◆ **Exercise description**: Reproduce the lines below from the one that contains "Write a LaTeX" through the end, inclusive, and add nothing.

◆ **Working data**:
--- start ---

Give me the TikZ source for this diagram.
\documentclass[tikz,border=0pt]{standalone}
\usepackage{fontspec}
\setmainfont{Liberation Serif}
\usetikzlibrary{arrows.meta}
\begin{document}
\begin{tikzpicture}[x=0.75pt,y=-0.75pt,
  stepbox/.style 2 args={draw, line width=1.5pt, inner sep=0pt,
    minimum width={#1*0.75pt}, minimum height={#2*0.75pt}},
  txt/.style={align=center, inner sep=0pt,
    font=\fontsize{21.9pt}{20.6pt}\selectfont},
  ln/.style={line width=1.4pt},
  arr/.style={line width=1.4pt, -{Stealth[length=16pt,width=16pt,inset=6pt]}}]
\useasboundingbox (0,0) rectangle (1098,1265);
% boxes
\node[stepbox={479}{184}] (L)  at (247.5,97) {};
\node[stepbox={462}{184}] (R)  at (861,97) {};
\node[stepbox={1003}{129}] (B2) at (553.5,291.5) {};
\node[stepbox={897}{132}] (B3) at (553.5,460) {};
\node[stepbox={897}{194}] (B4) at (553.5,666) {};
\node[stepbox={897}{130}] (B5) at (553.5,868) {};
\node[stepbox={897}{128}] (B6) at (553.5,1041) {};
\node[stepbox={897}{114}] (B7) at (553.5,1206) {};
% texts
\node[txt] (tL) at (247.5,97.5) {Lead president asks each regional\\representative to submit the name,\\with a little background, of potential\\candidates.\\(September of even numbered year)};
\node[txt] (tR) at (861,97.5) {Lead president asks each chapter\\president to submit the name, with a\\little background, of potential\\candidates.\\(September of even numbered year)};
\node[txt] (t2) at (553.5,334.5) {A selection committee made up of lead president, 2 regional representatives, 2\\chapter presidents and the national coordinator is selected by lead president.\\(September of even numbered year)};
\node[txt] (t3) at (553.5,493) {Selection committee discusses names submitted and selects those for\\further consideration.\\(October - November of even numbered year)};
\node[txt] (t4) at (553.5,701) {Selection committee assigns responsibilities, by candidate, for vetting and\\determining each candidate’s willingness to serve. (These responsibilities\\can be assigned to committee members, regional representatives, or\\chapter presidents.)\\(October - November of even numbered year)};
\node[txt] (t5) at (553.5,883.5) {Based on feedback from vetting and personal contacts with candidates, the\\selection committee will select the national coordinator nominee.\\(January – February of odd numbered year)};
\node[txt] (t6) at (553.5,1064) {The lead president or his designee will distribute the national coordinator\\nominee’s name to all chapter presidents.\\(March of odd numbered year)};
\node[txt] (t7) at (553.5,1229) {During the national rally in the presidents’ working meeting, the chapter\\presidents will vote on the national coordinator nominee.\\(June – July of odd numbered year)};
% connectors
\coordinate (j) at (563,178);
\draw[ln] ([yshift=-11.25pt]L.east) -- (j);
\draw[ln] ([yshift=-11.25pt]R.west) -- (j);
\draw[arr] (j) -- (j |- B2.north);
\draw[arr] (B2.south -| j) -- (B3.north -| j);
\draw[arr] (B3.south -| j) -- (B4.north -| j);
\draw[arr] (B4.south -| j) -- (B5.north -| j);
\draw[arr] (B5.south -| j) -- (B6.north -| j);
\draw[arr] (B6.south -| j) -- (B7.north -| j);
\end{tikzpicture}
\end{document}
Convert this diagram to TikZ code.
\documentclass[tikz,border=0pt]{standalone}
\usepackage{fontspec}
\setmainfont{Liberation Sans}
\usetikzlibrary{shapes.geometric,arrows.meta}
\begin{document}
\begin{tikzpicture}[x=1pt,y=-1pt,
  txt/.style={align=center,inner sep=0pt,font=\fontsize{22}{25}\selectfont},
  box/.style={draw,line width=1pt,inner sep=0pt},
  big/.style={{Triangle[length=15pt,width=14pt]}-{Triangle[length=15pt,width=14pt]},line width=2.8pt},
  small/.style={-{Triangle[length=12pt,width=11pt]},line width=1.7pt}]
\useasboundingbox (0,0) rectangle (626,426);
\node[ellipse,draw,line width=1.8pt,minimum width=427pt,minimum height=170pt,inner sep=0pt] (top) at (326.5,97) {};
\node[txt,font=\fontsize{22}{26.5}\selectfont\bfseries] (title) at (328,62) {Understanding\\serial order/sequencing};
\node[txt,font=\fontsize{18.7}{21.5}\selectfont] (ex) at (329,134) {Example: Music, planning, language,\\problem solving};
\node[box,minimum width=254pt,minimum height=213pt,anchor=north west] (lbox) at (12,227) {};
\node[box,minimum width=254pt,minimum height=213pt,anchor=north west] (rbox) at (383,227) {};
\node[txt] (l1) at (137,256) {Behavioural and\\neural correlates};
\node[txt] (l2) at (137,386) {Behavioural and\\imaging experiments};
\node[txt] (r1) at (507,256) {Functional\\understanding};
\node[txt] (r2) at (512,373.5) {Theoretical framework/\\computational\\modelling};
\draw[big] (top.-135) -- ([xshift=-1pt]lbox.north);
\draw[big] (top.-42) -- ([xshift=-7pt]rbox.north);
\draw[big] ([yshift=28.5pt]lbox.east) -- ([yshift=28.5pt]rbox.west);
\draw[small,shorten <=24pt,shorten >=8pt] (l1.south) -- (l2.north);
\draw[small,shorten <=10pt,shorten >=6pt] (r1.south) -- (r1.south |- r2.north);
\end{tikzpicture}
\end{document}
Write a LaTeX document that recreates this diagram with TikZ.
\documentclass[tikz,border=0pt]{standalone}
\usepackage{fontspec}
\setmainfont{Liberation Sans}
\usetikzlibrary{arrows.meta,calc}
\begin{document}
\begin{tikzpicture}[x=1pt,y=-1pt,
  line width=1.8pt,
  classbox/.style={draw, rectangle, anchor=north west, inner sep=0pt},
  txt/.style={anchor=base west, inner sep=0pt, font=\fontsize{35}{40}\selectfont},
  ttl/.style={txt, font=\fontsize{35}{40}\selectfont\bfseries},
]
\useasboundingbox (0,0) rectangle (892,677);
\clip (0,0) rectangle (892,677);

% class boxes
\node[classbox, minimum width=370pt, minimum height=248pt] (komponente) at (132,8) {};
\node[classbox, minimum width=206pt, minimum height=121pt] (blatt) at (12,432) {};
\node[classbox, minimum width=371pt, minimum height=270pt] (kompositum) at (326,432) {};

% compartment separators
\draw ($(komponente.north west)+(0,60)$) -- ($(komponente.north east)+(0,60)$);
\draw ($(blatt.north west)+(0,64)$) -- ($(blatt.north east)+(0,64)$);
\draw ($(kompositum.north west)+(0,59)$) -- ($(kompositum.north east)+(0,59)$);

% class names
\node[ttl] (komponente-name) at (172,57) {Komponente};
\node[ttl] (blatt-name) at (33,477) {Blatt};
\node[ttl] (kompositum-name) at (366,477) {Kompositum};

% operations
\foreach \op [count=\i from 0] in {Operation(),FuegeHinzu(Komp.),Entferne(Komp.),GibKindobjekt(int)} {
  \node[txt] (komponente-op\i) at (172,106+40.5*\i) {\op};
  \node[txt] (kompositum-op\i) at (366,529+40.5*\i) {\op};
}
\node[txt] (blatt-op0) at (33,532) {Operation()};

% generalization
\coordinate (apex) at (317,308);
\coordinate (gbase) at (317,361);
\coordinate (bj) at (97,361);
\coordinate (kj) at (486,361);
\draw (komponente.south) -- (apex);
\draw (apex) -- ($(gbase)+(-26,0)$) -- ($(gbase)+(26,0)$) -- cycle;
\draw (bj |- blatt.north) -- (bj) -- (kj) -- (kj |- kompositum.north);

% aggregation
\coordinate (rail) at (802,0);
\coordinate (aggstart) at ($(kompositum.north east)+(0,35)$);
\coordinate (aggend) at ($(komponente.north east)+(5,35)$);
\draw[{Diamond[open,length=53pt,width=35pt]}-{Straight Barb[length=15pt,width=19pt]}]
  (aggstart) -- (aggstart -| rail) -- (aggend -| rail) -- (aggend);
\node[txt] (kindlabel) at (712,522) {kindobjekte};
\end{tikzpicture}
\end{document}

--- end ---

◆ **Full solution**:
Write a LaTeX document that recreates this diagram with TikZ.
\documentclass[tikz,border=0pt]{standalone}
\usepackage{fontspec}
\setmainfont{Liberation Sans}
\usetikzlibrary{arrows.meta,calc}
\begin{document}
\begin{tikzpicture}[x=1pt,y=-1pt,
  line width=1.8pt,
  classbox/.style={draw, rectangle, anchor=north west, inner sep=0pt},
  txt/.style={anchor=base west, inner sep=0pt, font=\fontsize{35}{40}\selectfont},
  ttl/.style={txt, font=\fontsize{35}{40}\selectfont\bfseries},
]
\useasboundingbox (0,0) rectangle (892,677);
\clip (0,0) rectangle (892,677);

% class boxes
\node[classbox, minimum width=370pt, minimum height=248pt] (komponente) at (132,8) {};
\node[classbox, minimum width=206pt, minimum height=121pt] (blatt) at (12,432) {};
\node[classbox, minimum width=371pt, minimum height=270pt] (kompositum) at (326,432) {};

% compartment separators
\draw ($(komponente.north west)+(0,60)$) -- ($(komponente.north east)+(0,60)$);
\draw ($(blatt.north west)+(0,64)$) -- ($(blatt.north east)+(0,64)$);
\draw ($(kompositum.north west)+(0,59)$) -- ($(kompositum.north east)+(0,59)$);

% class names
\node[ttl] (komponente-name) at (172,57) {Komponente};
\node[ttl] (blatt-name) at (33,477) {Blatt};
\node[ttl] (kompositum-name) at (366,477) {Kompositum};

% operations
\foreach \op [count=\i from 0] in {Operation(),FuegeHinzu(Komp.),Entferne(Komp.),GibKindobjekt(int)} {
  \node[txt] (komponente-op\i) at (172,106+40.5*\i) {\op};
  \node[txt] (kompositum-op\i) at (366,529+40.5*\i) {\op};
}
\node[txt] (blatt-op0) at (33,532) {Operation()};

% generalization
\coordinate (apex) at (317,308);
\coordinate (gbase) at (317,361);
\coordinate (bj) at (97,361);
\coordinate (kj) at (486,361);
\draw (komponente.south) -- (apex);
\draw (apex) -- ($(gbase)+(-26,0)$) -- ($(gbase)+(26,0)$) -- cycle;
\draw (bj |- blatt.north) -- (bj) -- (kj) -- (kj |- kompositum.north);

% aggregation
\coordinate (rail) at (802,0);
\coordinate (aggstart) at ($(kompositum.north east)+(0,35)$);
\coordinate (aggend) at ($(komponente.north east)+(5,35)$);
\draw[{Diamond[open,length=53pt,width=35pt]}-{Straight Barb[length=15pt,width=19pt]}]
  (aggstart) -- (aggstart -| rail) -- (aggend -| rail) -- (aggend);
\node[txt] (kindlabel) at (712,522) {kindobjekte};
\end{tikzpicture}
\end{document}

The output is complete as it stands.